**THE PROBLEM:**
From the line with "Generate a component" to the line with "const r = 13.5;", both lines included, set down exactly those lines, please, and no others.
_ _ _
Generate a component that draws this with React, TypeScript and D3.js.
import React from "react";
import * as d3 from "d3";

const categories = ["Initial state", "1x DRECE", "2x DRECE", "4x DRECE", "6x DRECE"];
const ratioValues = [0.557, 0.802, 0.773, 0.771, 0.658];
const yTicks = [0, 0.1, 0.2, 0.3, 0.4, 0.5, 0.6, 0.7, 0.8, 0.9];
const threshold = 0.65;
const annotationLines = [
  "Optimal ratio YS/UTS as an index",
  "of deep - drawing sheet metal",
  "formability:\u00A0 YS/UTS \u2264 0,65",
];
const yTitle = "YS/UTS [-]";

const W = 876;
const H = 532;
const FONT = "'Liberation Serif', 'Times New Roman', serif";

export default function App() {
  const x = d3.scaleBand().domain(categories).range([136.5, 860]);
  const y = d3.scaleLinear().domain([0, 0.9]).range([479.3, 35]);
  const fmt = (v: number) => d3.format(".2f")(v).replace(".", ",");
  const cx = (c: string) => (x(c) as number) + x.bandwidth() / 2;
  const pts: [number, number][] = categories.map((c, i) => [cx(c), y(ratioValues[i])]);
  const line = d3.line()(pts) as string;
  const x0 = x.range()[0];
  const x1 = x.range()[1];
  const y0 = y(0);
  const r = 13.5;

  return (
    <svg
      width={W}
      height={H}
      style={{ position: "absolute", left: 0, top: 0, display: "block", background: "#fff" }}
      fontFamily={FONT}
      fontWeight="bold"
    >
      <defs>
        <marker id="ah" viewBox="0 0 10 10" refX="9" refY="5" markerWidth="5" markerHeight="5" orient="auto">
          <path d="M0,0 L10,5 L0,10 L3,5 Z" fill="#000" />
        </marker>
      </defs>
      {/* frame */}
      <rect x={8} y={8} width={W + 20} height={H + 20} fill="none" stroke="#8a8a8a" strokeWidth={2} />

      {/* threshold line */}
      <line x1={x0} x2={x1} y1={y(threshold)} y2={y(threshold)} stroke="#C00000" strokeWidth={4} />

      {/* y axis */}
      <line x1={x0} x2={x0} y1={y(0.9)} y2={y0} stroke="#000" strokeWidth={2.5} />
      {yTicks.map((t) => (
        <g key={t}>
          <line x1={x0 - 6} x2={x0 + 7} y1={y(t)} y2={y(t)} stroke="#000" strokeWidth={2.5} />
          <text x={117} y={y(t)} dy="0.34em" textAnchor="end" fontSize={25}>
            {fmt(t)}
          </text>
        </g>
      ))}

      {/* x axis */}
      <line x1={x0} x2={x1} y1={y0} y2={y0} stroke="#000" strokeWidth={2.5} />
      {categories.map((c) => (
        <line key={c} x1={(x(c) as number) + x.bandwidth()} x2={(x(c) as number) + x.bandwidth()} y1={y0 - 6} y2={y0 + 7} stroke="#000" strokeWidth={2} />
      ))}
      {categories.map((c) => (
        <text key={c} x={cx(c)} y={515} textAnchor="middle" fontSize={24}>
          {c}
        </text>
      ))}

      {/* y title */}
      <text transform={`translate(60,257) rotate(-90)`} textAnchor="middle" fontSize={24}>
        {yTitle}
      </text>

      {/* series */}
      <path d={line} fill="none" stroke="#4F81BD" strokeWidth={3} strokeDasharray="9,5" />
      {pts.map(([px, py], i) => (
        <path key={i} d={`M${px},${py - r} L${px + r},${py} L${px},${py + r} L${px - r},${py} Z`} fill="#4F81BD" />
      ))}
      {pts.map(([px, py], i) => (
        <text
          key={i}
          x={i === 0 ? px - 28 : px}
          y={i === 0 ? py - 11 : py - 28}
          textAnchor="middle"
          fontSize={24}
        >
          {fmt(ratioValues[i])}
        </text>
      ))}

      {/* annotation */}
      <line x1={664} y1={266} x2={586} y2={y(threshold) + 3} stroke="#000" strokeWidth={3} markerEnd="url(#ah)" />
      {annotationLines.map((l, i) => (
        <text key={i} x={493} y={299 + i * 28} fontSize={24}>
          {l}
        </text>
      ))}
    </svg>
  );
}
_ _ _
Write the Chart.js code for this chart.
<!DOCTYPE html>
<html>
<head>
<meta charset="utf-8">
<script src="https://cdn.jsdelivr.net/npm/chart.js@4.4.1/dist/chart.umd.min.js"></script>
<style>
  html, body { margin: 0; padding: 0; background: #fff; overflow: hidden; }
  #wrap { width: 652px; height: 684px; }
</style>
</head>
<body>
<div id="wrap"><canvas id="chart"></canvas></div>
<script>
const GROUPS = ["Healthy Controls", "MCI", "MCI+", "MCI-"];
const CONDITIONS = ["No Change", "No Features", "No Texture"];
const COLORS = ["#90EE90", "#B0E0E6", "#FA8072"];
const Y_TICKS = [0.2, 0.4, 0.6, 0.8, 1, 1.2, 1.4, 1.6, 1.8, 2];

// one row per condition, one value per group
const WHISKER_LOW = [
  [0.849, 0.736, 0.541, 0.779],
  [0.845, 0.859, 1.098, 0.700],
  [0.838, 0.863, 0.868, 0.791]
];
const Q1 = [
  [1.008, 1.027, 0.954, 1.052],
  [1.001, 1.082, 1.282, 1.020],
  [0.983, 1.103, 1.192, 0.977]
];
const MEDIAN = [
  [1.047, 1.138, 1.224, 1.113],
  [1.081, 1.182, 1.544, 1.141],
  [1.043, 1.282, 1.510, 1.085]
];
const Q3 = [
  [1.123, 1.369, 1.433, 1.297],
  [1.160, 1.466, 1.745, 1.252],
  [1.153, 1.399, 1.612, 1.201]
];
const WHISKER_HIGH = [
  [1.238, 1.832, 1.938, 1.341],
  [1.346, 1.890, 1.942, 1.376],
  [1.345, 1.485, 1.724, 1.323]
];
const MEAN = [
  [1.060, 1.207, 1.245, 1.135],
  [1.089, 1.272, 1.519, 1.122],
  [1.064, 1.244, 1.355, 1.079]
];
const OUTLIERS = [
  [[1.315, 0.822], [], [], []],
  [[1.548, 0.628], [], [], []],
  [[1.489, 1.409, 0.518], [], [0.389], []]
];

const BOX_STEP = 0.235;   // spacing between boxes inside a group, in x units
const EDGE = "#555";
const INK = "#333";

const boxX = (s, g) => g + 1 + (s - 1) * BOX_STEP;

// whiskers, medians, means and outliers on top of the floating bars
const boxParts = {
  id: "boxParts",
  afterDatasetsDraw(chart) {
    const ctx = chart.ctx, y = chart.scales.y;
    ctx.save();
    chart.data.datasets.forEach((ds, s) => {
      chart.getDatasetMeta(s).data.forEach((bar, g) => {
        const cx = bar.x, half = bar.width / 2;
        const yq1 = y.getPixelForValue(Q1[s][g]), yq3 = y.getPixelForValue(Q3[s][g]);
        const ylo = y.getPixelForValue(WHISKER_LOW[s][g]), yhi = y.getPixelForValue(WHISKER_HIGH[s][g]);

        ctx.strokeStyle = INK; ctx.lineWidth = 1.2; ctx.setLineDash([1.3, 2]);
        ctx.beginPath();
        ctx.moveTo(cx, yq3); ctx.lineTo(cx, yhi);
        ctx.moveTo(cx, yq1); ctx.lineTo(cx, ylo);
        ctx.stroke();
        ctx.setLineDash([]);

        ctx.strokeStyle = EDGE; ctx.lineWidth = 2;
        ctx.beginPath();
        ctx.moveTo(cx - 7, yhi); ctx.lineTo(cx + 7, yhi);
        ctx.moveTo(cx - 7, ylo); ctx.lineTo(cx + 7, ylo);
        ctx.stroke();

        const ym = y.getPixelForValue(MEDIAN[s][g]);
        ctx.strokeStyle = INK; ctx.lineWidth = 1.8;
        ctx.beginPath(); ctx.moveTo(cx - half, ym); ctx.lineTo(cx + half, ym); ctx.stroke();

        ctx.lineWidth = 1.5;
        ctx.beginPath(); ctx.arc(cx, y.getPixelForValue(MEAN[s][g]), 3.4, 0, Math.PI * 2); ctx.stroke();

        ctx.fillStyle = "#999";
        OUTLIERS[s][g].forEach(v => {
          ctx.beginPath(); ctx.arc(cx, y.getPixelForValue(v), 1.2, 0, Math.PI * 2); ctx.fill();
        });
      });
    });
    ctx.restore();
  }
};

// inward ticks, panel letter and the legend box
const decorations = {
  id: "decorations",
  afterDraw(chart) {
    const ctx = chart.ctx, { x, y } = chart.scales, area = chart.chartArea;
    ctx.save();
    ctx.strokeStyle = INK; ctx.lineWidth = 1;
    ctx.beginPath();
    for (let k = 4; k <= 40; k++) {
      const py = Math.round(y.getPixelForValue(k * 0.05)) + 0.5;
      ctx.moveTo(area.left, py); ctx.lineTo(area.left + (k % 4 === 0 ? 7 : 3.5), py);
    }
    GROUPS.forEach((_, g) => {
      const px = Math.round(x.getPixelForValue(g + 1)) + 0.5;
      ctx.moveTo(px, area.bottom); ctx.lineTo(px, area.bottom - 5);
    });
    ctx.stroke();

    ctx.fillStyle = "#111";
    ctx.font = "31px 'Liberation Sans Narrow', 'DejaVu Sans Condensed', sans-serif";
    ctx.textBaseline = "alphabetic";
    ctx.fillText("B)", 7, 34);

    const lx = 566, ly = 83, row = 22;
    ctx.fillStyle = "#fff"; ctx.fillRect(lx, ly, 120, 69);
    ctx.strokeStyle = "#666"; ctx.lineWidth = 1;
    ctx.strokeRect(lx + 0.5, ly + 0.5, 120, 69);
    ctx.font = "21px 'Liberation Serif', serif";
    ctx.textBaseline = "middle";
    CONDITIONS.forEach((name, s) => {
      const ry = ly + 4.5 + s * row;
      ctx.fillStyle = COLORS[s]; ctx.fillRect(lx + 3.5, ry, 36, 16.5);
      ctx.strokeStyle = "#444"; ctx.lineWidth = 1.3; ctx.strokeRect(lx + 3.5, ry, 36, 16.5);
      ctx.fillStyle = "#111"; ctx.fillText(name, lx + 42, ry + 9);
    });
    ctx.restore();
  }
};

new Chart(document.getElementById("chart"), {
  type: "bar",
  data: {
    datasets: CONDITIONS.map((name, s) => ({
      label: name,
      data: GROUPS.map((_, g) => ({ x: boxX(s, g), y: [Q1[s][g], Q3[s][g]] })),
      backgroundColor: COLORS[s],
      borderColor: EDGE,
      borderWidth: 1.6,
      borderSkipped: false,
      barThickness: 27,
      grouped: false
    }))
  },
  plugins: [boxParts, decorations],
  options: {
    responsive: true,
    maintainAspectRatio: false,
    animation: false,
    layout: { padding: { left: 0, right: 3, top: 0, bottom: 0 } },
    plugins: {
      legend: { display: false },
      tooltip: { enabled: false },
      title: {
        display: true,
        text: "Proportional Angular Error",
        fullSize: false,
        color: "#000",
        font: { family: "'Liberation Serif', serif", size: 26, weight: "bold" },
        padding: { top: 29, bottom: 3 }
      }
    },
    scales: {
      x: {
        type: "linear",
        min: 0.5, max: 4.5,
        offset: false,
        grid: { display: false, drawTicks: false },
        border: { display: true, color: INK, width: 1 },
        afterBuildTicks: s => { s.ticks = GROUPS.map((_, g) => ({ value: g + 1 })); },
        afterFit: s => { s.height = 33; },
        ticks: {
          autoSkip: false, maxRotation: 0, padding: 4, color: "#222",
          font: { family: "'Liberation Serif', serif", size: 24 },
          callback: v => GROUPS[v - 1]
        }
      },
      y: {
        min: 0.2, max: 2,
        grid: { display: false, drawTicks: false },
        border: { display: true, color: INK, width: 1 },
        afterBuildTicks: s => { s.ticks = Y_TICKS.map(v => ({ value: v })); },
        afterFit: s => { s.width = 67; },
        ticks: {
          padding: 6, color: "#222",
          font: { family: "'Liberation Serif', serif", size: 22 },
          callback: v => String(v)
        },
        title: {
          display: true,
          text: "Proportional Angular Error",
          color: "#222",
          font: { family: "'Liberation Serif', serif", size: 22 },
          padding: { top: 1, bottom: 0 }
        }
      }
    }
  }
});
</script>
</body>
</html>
_ _ _
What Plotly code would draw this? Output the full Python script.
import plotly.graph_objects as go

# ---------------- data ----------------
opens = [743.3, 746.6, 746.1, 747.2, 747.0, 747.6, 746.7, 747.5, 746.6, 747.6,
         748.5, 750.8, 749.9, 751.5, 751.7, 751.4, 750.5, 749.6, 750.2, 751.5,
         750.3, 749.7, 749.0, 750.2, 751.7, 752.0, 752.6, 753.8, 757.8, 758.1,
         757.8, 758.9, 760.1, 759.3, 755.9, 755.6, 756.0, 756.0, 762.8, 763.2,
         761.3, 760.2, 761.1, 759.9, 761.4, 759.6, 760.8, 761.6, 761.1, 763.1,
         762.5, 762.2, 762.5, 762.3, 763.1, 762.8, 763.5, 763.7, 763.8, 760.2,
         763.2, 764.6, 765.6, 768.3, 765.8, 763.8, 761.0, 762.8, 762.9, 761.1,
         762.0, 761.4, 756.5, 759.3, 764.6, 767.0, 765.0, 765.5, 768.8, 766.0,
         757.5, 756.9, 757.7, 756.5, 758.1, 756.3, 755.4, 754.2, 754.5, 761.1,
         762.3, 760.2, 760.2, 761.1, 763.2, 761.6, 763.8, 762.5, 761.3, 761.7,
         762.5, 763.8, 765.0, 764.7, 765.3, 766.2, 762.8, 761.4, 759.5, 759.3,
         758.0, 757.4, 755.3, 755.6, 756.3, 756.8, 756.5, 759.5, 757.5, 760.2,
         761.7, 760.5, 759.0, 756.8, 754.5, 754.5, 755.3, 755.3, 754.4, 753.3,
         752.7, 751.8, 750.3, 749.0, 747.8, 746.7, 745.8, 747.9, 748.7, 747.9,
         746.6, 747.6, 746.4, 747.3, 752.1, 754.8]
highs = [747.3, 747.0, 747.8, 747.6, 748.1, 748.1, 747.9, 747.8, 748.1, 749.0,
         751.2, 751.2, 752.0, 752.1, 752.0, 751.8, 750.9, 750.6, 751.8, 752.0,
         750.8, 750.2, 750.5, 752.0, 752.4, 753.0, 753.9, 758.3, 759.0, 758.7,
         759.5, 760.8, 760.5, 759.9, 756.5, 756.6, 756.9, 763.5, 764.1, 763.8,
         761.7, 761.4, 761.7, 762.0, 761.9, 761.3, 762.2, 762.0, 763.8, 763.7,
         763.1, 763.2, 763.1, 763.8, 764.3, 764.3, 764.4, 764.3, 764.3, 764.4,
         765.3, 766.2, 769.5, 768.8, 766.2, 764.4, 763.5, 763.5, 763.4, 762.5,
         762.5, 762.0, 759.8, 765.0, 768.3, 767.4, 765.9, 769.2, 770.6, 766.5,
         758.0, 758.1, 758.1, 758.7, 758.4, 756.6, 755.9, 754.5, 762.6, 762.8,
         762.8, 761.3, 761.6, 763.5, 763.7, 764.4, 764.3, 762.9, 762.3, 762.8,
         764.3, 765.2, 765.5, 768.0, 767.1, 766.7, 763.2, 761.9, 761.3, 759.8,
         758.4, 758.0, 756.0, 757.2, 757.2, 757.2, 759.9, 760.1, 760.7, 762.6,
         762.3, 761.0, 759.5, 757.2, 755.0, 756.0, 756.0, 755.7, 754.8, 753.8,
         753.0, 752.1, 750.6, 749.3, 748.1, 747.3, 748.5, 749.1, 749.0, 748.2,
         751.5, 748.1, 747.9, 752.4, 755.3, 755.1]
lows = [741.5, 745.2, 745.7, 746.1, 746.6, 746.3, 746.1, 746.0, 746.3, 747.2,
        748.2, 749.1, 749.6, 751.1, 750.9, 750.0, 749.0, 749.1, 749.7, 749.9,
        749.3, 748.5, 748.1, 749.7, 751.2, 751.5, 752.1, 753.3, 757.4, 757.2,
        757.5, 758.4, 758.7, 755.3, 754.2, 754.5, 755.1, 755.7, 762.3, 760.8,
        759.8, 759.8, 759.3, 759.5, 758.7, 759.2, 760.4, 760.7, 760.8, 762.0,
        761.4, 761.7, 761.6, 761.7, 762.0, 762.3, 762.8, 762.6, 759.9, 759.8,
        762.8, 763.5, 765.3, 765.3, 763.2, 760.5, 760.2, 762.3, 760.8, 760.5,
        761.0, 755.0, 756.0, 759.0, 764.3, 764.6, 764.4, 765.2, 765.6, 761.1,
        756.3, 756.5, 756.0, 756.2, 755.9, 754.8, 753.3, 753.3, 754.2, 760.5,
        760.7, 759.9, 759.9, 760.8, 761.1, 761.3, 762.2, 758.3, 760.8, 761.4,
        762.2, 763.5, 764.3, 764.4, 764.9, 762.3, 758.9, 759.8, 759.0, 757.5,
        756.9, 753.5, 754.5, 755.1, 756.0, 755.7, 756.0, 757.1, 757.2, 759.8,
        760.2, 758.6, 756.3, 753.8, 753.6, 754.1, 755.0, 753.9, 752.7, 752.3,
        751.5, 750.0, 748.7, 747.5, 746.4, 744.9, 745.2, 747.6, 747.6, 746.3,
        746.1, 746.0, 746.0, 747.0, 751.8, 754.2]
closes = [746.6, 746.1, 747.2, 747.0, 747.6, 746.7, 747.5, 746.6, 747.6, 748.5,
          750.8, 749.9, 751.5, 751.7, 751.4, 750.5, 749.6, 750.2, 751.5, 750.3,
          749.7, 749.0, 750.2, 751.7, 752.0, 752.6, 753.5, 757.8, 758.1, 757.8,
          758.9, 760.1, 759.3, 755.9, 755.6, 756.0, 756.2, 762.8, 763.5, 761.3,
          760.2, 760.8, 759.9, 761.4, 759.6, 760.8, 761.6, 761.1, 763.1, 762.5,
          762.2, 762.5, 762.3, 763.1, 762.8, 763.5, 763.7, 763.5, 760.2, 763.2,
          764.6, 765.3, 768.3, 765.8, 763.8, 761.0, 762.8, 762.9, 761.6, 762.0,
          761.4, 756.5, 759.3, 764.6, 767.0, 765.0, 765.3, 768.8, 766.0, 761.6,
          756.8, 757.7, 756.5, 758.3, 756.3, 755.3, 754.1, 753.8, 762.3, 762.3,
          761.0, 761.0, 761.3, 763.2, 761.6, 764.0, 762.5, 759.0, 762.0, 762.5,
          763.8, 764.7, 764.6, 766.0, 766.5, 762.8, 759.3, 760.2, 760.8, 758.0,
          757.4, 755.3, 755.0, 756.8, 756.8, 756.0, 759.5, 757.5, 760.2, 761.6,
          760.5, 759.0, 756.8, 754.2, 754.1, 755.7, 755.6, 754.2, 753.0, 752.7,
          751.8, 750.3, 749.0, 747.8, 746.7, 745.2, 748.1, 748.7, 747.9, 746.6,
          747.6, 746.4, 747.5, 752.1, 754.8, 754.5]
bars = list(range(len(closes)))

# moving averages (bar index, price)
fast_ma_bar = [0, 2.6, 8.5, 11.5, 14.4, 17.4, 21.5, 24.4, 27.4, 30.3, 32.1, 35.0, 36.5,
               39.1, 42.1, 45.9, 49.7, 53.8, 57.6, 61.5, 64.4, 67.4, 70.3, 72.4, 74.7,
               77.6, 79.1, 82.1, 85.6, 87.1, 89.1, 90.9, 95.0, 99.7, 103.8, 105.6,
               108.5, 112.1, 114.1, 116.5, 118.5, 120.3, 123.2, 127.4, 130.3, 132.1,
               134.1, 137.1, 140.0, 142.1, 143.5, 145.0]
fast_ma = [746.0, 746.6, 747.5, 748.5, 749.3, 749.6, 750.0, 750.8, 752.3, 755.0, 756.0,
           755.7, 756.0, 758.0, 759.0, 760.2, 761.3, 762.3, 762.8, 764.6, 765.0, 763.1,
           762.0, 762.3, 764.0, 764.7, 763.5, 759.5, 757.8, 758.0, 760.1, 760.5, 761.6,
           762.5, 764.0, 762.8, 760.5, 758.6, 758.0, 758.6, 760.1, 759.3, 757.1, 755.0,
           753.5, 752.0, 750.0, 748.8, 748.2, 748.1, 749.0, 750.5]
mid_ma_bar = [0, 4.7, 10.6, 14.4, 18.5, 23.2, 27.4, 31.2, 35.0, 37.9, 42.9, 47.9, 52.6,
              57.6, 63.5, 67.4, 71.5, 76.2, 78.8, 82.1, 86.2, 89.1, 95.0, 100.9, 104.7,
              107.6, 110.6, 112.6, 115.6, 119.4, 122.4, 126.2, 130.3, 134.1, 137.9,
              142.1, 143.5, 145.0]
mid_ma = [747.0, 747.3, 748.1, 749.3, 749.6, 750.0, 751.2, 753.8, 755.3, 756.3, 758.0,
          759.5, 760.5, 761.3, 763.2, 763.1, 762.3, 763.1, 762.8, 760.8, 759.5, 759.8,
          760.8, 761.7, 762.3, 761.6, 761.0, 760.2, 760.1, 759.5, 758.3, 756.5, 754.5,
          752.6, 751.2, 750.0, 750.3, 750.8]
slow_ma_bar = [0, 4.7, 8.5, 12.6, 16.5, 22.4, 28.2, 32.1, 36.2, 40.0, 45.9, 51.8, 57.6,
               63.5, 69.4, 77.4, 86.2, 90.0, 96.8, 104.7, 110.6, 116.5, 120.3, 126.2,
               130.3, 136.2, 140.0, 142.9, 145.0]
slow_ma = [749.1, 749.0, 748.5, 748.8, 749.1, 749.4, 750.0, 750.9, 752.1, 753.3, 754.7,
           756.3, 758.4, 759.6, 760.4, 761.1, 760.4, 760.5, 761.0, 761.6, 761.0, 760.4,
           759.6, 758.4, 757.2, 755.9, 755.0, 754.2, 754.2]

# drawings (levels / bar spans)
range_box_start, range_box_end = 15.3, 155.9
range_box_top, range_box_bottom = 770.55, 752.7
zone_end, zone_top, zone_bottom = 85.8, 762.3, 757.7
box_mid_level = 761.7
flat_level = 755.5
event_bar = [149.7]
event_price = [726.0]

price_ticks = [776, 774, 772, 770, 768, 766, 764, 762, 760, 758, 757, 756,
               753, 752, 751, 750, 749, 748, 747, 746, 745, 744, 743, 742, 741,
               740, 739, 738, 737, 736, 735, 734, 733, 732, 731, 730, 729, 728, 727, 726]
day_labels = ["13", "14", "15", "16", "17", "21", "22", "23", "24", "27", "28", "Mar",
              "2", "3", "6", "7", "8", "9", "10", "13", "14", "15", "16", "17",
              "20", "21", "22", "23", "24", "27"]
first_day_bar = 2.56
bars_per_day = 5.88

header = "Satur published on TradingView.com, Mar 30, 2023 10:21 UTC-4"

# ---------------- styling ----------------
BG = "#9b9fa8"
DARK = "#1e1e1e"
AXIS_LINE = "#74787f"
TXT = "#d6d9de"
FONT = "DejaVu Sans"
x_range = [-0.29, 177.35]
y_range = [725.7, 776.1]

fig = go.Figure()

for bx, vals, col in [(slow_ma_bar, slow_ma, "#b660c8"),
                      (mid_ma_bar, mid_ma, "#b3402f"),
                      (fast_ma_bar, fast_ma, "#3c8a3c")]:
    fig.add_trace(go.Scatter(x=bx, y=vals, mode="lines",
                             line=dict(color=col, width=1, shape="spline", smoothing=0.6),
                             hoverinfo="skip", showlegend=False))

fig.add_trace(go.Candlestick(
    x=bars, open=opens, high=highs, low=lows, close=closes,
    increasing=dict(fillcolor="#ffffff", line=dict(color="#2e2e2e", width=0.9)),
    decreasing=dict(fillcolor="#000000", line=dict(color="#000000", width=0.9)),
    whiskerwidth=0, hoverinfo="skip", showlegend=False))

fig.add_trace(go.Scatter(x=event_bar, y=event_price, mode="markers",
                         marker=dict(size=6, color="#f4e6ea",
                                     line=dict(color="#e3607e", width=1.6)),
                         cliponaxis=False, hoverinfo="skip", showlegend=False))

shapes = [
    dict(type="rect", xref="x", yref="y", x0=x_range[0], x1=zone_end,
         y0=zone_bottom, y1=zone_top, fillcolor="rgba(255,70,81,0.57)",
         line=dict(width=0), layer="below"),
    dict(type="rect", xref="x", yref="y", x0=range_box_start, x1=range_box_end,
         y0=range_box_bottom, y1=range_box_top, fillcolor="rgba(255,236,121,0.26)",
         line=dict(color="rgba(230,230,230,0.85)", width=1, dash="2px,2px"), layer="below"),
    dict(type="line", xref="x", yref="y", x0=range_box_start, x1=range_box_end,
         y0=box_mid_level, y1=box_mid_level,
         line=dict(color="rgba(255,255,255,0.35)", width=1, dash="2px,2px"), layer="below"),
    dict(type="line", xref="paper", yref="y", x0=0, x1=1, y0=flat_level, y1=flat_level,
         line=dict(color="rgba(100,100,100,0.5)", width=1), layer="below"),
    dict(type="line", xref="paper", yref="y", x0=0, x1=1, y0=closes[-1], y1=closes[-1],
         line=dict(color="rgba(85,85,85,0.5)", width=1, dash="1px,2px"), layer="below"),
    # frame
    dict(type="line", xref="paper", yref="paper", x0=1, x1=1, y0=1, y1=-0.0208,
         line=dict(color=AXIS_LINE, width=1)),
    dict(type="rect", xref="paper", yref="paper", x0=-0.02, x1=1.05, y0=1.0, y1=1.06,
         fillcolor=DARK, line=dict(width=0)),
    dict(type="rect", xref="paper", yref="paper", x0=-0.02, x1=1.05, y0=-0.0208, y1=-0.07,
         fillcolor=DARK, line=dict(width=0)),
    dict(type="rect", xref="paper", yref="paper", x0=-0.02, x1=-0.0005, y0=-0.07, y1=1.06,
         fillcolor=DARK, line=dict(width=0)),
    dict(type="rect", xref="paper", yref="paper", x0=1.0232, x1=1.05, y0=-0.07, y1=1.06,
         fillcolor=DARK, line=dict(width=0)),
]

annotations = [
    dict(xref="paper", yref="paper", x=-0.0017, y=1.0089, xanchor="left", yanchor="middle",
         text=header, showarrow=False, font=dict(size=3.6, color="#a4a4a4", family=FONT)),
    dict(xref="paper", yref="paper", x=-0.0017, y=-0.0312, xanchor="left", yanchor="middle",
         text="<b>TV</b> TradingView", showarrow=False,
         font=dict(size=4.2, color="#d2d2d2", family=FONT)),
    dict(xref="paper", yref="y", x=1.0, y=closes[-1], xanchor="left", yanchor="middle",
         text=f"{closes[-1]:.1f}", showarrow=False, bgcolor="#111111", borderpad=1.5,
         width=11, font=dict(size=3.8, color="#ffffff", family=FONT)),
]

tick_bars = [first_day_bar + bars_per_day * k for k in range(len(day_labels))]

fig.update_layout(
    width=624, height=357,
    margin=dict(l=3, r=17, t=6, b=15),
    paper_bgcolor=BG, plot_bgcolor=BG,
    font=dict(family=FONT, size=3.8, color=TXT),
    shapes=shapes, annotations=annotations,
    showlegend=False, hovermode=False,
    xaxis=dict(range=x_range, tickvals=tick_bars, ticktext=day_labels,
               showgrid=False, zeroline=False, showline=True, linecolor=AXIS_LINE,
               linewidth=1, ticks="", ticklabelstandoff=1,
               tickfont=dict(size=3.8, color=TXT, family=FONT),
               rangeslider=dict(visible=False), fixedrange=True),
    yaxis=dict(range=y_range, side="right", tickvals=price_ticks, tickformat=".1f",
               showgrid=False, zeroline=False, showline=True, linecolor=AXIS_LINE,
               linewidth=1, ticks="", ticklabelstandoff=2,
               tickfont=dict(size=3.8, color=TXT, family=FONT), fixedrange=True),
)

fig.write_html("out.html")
_ _ _
**EXERCISE ANSWER:**
Generate a component that draws this with React, TypeScript and D3.js.
import React from "react";
import * as d3 from "d3";

const categories = ["Initial state", "1x DRECE", "2x DRECE", "4x DRECE", "6x DRECE"];
const ratioValues = [0.557, 0.802, 0.773, 0.771, 0.658];
const yTicks = [0, 0.1, 0.2, 0.3, 0.4, 0.5, 0.6, 0.7, 0.8, 0.9];
const threshold = 0.65;
const annotationLines = [
  "Optimal ratio YS/UTS as an index",
  "of deep - drawing sheet metal",
  "formability:\u00A0 YS/UTS \u2264 0,65",
];
const yTitle = "YS/UTS [-]";

const W = 876;
const H = 532;
const FONT = "'Liberation Serif', 'Times New Roman', serif";

export default function App() {
  const x = d3.scaleBand().domain(categories).range([136.5, 860]);
  const y = d3.scaleLinear().domain([0, 0.9]).range([479.3, 35]);
  const fmt = (v: number) => d3.format(".2f")(v).replace(".", ",");
  const cx = (c: string) => (x(c) as number) + x.bandwidth() / 2;
  const pts: [number, number][] = categories.map((c, i) => [cx(c), y(ratioValues[i])]);
  const line = d3.line()(pts) as string;
  const x0 = x.range()[0];
  const x1 = x.range()[1];
  const y0 = y(0);
  const r = 13.5;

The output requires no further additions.